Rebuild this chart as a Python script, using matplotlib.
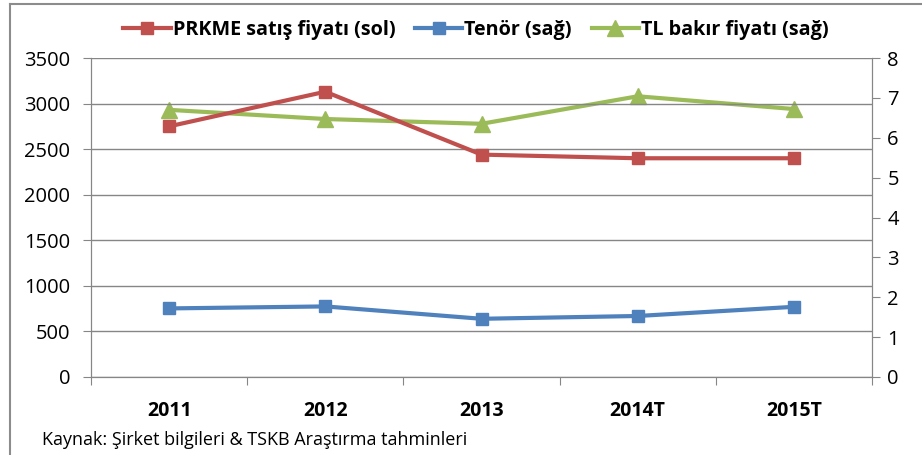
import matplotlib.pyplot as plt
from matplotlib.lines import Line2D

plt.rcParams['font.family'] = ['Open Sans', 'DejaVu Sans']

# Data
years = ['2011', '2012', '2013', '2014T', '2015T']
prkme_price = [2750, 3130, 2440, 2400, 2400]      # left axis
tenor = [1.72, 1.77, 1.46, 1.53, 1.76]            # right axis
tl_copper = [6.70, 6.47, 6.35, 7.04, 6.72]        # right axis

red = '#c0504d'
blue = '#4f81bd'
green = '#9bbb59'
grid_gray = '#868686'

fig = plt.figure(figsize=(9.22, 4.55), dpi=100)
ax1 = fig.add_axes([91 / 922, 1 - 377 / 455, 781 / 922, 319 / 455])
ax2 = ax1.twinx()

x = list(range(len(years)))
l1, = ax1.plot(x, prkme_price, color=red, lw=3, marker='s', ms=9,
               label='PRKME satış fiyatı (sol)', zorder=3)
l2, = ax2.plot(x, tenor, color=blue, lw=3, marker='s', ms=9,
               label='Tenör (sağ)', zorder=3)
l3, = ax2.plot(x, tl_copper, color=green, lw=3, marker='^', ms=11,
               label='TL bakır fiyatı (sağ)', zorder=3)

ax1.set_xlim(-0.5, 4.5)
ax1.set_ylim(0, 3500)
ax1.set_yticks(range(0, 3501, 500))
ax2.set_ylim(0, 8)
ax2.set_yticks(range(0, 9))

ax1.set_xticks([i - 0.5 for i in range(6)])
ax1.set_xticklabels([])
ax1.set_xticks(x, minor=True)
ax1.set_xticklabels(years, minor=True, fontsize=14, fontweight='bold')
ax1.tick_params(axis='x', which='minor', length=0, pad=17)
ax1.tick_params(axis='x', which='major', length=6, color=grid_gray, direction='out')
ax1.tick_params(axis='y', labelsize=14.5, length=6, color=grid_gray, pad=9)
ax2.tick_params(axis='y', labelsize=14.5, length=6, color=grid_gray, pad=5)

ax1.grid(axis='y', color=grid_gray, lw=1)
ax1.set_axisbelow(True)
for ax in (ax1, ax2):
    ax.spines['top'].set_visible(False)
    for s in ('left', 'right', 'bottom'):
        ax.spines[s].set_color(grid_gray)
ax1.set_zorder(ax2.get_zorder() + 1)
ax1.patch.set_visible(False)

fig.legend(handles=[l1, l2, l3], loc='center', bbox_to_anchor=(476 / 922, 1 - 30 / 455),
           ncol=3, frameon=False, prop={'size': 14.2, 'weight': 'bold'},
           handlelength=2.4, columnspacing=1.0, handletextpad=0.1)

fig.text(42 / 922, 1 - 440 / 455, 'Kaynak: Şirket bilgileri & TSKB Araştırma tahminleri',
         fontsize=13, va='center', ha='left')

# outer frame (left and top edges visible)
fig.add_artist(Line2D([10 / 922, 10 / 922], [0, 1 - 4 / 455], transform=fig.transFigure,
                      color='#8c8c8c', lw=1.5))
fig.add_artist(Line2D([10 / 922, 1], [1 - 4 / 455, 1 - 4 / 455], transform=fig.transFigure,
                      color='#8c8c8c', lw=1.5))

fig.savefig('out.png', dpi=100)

Job
Every line from the top of the material above through the line with "plt.rcParams['font.family'] = ['Open" should be duplicated exactly, please; leave out the pictures.

Full solution
Rebuild this chart as a Python script, using matplotlib.
import matplotlib.pyplot as plt
from matplotlib.lines import Line2D

plt.rcParams['font.family'] = ['Open Sans', 'DejaVu Sans']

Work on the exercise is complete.